The head of Teheran’s city council lately admitted that out of 33,000 buildings categorised as unsafe following the collapse of the Plasco skyscraper during a 2017 fire that killed dozens of firefighters, only 3,000 have been sufficiently repaired to meet safety protocols.
And yet, even if all these incidents are unconnected, this unusual series of events only emphasises the lack of safety within the Islamic Republic.
There has been severe criticism on Iranian social media in recent days over the regime’s failures and its inability to guarantee the safety of buildings and infrastructure in the face of cyber or direct sabotage.
Iran’s leaders are surely very troubled by this spate of accidents, especially the ones in sensitive facilities.
External threats have forced the Islamic Republic in recent years to consolidate its fight to stamp out domestic dissent. It is fair to assume that these incidents will lead to a further ramping up of oppression against the regime’s enemies, both real and fictional.

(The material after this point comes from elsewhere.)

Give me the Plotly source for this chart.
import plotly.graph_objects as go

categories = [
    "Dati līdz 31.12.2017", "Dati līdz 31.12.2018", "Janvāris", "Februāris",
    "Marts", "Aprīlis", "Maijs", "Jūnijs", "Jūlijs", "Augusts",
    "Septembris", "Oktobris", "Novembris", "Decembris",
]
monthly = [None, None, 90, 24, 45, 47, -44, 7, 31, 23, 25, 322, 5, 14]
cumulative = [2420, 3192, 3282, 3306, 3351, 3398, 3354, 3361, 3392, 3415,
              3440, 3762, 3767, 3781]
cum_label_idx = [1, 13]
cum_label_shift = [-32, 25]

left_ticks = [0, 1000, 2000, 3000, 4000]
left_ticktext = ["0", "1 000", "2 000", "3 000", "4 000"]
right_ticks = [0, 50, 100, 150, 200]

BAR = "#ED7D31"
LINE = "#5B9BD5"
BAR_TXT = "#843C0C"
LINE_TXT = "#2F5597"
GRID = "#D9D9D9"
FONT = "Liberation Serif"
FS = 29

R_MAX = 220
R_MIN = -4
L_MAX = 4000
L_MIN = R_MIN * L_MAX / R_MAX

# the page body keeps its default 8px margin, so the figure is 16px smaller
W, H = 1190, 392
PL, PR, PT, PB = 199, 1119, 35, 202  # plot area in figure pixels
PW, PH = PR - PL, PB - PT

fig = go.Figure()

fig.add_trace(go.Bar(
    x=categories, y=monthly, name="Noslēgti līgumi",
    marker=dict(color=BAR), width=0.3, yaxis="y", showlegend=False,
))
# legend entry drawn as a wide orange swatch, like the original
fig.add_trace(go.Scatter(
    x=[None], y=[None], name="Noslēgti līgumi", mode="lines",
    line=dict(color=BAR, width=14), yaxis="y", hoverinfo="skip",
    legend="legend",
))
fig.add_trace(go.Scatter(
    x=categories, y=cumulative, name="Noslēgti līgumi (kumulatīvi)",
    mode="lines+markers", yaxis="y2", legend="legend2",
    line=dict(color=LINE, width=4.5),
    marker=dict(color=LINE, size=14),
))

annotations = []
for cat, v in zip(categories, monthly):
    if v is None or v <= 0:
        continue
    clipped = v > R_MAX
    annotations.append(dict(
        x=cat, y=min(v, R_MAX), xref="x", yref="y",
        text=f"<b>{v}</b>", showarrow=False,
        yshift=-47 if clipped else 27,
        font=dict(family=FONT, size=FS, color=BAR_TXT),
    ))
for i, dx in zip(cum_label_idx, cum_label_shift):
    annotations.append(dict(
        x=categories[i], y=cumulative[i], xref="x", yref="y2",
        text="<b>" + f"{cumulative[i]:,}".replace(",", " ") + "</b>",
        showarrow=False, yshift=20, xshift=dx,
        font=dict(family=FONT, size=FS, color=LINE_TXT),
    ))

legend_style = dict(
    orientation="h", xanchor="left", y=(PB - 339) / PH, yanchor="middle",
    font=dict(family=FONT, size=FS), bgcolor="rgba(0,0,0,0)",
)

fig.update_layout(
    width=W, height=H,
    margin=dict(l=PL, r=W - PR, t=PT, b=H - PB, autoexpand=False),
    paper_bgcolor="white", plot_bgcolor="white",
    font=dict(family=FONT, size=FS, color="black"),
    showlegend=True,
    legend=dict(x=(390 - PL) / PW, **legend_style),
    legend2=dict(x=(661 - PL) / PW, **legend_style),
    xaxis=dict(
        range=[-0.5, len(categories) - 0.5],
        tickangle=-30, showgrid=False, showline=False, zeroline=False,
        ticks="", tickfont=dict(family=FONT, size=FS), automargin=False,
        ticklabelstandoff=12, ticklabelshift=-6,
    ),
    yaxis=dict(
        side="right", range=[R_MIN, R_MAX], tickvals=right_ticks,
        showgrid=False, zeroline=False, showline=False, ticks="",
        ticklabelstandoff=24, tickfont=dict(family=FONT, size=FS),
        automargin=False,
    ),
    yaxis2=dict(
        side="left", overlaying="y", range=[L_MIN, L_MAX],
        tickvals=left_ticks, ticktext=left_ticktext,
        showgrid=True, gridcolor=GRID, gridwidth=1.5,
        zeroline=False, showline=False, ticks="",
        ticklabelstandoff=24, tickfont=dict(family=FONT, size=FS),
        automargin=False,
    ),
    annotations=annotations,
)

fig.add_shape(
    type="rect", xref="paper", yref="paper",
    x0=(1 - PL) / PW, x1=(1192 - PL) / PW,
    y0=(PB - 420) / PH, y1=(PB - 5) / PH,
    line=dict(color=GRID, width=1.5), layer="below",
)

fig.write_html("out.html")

In June, the UN’s International Atomic Energy Agency adopted a resolution, the first of its kind since 2012, criticising Iran for not letting its inspectors into sites suspected of having been part of the Islamic Republic’s nuclear program.
At the same time, the US is attempting to convince the UN Security Council to extend the arms embargo against Iran, which is set to expire in October, and has threatened to activate the clause within the nuclear agreement allowing any one of the deal’s participants to automatically reimpose all sanctions lifted as part of the deal.

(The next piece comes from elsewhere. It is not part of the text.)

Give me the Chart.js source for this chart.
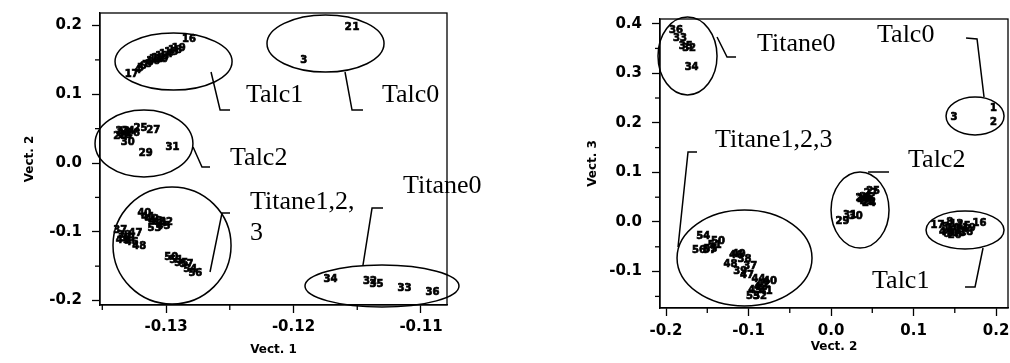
<!DOCTYPE html>
<html>
<head>
<meta charset="utf-8">
<script src="https://cdn.jsdelivr.net/npm/chart.js@4.4.0/dist/chart.umd.min.js"></script>
<style>
  body { margin: 0; background: #fff; }
  canvas { position: absolute; top: 0; }
  #left { left: 0; }
  #right { left: 505px; }
</style>
</head>
<body>
<canvas id="left" width="505" height="363"></canvas>
<canvas id="right" width="505" height="363"></canvas>
<script>
// sample numbers and their scores on the three vectors
const pointIds = [1, 2, 3, 4, 5, 6, 7, 8, 9, 10, 11, 12, 13, 14, 15, 16, 17, 18, 19, 20,
  21, 22, 23, 24, 25, 26, 27, 28, 29, 30, 31, 32, 33, 34, 35, 36, 37, 38, 39, 40,
  41, 42, 43, 44, 45, 46, 47, 48, 49, 50, 51, 52, 53, 54, 55, 56, 57];
const vect1 = [-0.1151, -0.1157, -0.1192, -0.1322, -0.1320, -0.1318, -0.1316, -0.1314, -0.1312, -0.1310,
  -0.1308, -0.1306, -0.1303, -0.1300, -0.1296, -0.1282, -0.1327, -0.1293, -0.1290, -0.1304,
  -0.1333, -0.1334, -0.1332, -0.1330, -0.1320, -0.1326, -0.1310, -0.1336, -0.1316, -0.1330,
  -0.1295, -0.1140, -0.1113, -0.1171, -0.1135, -0.1091, -0.1336, -0.1333, -0.1330, -0.1317,
  -0.1314, -0.1311, -0.1308, -0.1305, -0.1302, -0.1327, -0.1324, -0.1321, -0.1334, -0.1296,
  -0.1292, -0.1300, -0.1309, -0.1281, -0.1288, -0.1277, -0.1284];
const vect2 = [0.197, 0.197, 0.149, 0.135, 0.138, 0.140, 0.142, 0.144, 0.146, 0.148,
  0.150, 0.152, 0.155, 0.158, 0.161, 0.180, 0.129, 0.164, 0.167, 0.150,
  0.043, 0.046, 0.040, 0.046, 0.051, 0.043, 0.048, 0.038, 0.014, 0.030,
  0.023, -0.172, -0.183, -0.169, -0.176, -0.188, -0.098, -0.105, -0.110, -0.074,
  -0.079, -0.082, -0.085, -0.088, -0.092, -0.115, -0.102, -0.122, -0.112, -0.137,
  -0.141, -0.086, -0.0945, -0.155, -0.146, -0.160, -0.147];
const vect3 = [0.230, 0.200, 0.210, -0.020, -0.010, -0.025, -0.015, 0.000, -0.022, -0.012,
  -0.018, -0.005, -0.024, -0.014, -0.008, -0.002, -0.006, -0.020, -0.012, -0.028,
  0.042, 0.040, 0.045, 0.038, 0.062, 0.050, 0.058, 0.048, 0.002, 0.012,
  0.014, 0.350, 0.370, 0.311, 0.355, 0.386, -0.090, -0.075, -0.100, -0.120,
  -0.140, -0.125, -0.132, -0.115, -0.138, -0.068, -0.108, -0.085, -0.066, -0.040,
  -0.048, -0.150, -0.150, -0.030, -0.055, -0.058, -0.058];

// axis ticks
const leftXTicks = [-0.13, -0.12, -0.11];
const leftXTickLabels = ['-0.13', '-0.12', '-0.11'];
const leftXMinor = [-0.135, -0.125, -0.115];
const leftYTicks = [0.2, 0.1, 0.0, -0.1, -0.2];
const leftYTickLabels = ['0.2', '0.1', '0.0', '-0.1', '-0.2'];
const leftYMinor = [0.15, 0.05, -0.05, -0.15];
const rightXTicks = [-0.2, -0.1, 0.0, 0.1, 0.2];
const rightXTickLabels = ['-0.2', '-0.1', '0.0', '0.1', '0.2'];
const rightXMinor = [-0.15, -0.05, 0.05, 0.15];
const rightYTicks = [0.4, 0.3, 0.2, 0.1, 0.0, -0.1];
const rightYTickLabels = ['0.4', '0.3', '0.2', '0.1', '0.0', '-0.1'];
const rightYMinor = [0.35, 0.25, 0.15, 0.05, -0.05, -0.15];

// group outlines, leader lines and names, in data units
const leftEllipses = [
  [-0.12941, 0.1476, 0.00459, 0.0415],
  [-0.11749, 0.1738, 0.00459, 0.0415],
  [-0.13173, 0.0284, 0.00384, 0.0487],
  [-0.12953, -0.1200, 0.00463, 0.0851],
  [-0.11306, -0.1789, 0.00604, 0.0305]
];
const leftLeaders = [
  [[-0.12647, 0.1324], [-0.12576, 0.0771], [-0.12498, 0.0771]],
  [[-0.11596, 0.1324], [-0.11541, 0.0771], [-0.11455, 0.0771]],
  [[-0.12788, 0.0233], [-0.12718, -0.0058], [-0.12655, -0.0058]],
  [[-0.12655, -0.1585], [-0.12561, -0.0727], [-0.12498, -0.0727]],
  [[-0.11455, -0.1484], [-0.11384, -0.0655], [-0.11298, -0.0655]]
];
const leftNotes = [
  ['Talc1', -0.12373, 0.0887],
  ['Talc0', -0.11306, 0.0887],
  ['Talc2', -0.12498, -0.0029],
  ['Titane1,2,', -0.12341, -0.0669],
  ['3', -0.12341, -0.1120],
  ['Titane0', -0.11141, -0.0436]
];
const rightEllipses = [
  [-0.17394, 0.3347, 0.03576, 0.0786],
  [-0.10485, -0.0726, 0.0818, 0.0968],
  [0.17455, 0.2137, 0.03515, 0.0383],
  [0.03515, 0.0242, 0.03515, 0.0766],
  [0.16242, -0.0161, 0.04727, 0.0383]
];
const rightLeaders = [
  [[-0.13818, 0.3730], [-0.12606, 0.3327], [-0.11515, 0.3327]],
  [[-0.16242, 0.1411], [-0.17333, 0.1411], [-0.18545, -0.0504]],
  [[0.16364, 0.3710], [0.17697, 0.3690], [0.18545, 0.2520]],
  [[0.04485, 0.1008], [0.07030, 0.1008]],
  [[0.18424, -0.0524], [0.17455, -0.1310], [0.16242, -0.1310]]
];
const rightNotes = [
  ['Titane0', -0.08970, 0.3448],
  ['Titane1,2,3', -0.14061, 0.1512],
  ['Talc0', 0.05576, 0.3629],
  ['Talc2', 0.09333, 0.1109],
  ['Talc1', 0.04970, -0.1331]
];

const pointLabels = {
  id: 'pointLabels',
  afterDatasetsDraw(chart) {
    const ctx = chart.ctx;
    ctx.save();
    ctx.fillStyle = '#000';
    ctx.strokeStyle = '#000';
    ctx.lineWidth = 0.7;
    ctx.font = 'bold 10px "DejaVu Sans"';
    ctx.textAlign = 'center';
    ctx.textBaseline = 'middle';
    chart.getDatasetMeta(0).data.forEach((el, i) => {
      ctx.fillText(String(pointIds[i]), el.x, el.y);
      ctx.strokeText(String(pointIds[i]), el.x, el.y);
    });
    ctx.restore();
  }
};

const overlay = {
  id: 'overlay',
  afterDraw(chart, args, opts) {
    const { ctx, chartArea: a } = chart;
    const xs = chart.scales.x, ys = chart.scales.y;
    const px = v => xs.getPixelForValue(v);
    const py = v => ys.getPixelForValue(v);
    ctx.save();
    ctx.strokeStyle = '#000';
    ctx.fillStyle = '#000';
    ctx.lineWidth = 1.3;
    ctx.strokeRect(a.left, a.top, a.right - a.left, a.bottom - a.top);

    opts.minorX.forEach(v => {
      ctx.beginPath();
      ctx.moveTo(px(v), a.bottom);
      ctx.lineTo(px(v), a.bottom + 5);
      ctx.stroke();
    });
    opts.minorY.forEach(v => {
      ctx.beginPath();
      ctx.moveTo(a.left, py(v));
      ctx.lineTo(a.left - 5, py(v));
      ctx.stroke();
    });

    ctx.lineWidth = 1.5;
    opts.ellipses.forEach(e => {
      const cx = px(e[0]), cy = py(e[1]);
      ctx.beginPath();
      ctx.ellipse(cx, cy, Math.abs(px(e[0] + e[2]) - cx), Math.abs(py(e[1] + e[3]) - cy), 0, 0, Math.PI * 2);
      ctx.stroke();
    });
    opts.leaders.forEach(line => {
      ctx.beginPath();
      line.forEach((p, i) => {
        if (i === 0) ctx.moveTo(px(p[0]), py(p[1]));
        else ctx.lineTo(px(p[0]), py(p[1]));
      });
      ctx.stroke();
    });

    ctx.font = '26px "Liberation Serif"';
    ctx.textAlign = 'left';
    ctx.textBaseline = 'alphabetic';
    opts.notes.forEach(n => ctx.fillText(n[0], px(n[1]), py(n[2])));
    ctx.restore();
  }
};

function axis(min, max, ticks, labels, title, size, titlePad, labelPad, horizontal) {
  return {
    type: 'linear',
    min: min,
    max: max,
    afterBuildTicks: s => { s.ticks = ticks.map(v => ({ value: v })); },
    afterFit: s => {
      if (horizontal) { s.height = size; s.paddingLeft = 0; s.paddingRight = 0; }
      else { s.width = size; s.paddingTop = 0; s.paddingBottom = 0; }
    },
    ticks: {
      callback: (v, i) => labels[i],
      color: '#000',
      font: { family: 'DejaVu Sans', weight: 'bold', size: 15 },
      padding: labelPad,
      maxRotation: 0,
      autoSkip: false
    },
    grid: { drawOnChartArea: false, drawTicks: true, tickLength: 8, tickColor: '#000', tickWidth: 1.3 },
    border: { display: true, color: '#000', width: 1.3 },
    title: {
      display: true,
      text: title,
      color: '#000',
      font: { family: 'DejaVu Sans', weight: 'bold', size: 12 },
      padding: titlePad
    }
  };
}

function makeChart(id, xs, ys, scales, padding, extra) {
  return new Chart(document.getElementById(id), {
    type: 'scatter',
    data: {
      datasets: [{
        data: xs.map((v, i) => ({ x: v, y: ys[i] })),
        pointRadius: 0,
        pointHoverRadius: 0
      }]
    },
    options: {
      responsive: false,
      animation: false,
      devicePixelRatio: 1,
      layout: { padding: padding },
      scales: scales,
      plugins: {
        legend: { display: false },
        tooltip: { enabled: false },
        overlay: extra
      }
    },
    plugins: [pointLabels, overlay]
  });
}

makeChart('left', vect1, vect2, {
  x: axis(-0.13518, -0.10796, leftXTicks, leftXTickLabels, 'Vect. 1', 58, { top: 0, bottom: 6 }, 5, true),
  y: axis(-0.2065, 0.2182, leftYTicks, leftYTickLabels, 'Vect. 2', 100, { top: 23, bottom: 0 }, 10, false)
}, { left: 0, right: 58, top: 13, bottom: 0 },
{ minorX: leftXMinor, minorY: leftYMinor, ellipses: leftEllipses, leaders: leftLeaders, notes: leftNotes });

makeChart('right', vect2, vect3, {
  x: axis(-0.2073, 0.2145, rightXTicks, rightXTickLabels, 'Vect. 2', 55, { top: 0, bottom: 9 }, 6, true),
  y: axis(-0.1734, 0.4093, rightYTicks, rightYTickLabels, 'Vect. 3', 155, { top: 81, bottom: 0 }, 10, false)
}, { left: 0, right: 2, top: 19, bottom: 0 },
{ minorX: rightXMinor, minorY: rightYMinor, ellipses: rightEllipses, leaders: rightLeaders, notes: rightNotes });
</script>
</body>
</html>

Iran for its part made it clear that such a move will be answered with an “appropriate response.”
Radical wings within Iran have also pressured the Government to take more proactive steps in retaliation, starting with axing cooperation with the IAEA or even withdrawing from the Nuclear Non-Proliferation Treaty (NPT).
Even if the latest incidents cannot be connected, and even if most are not the result of sabotage, the heightened sense of alert within Iran could lead to increasingly severe actions, despite its leaders’ reluctance to do anything rash in the four months leading up to the US elections in November.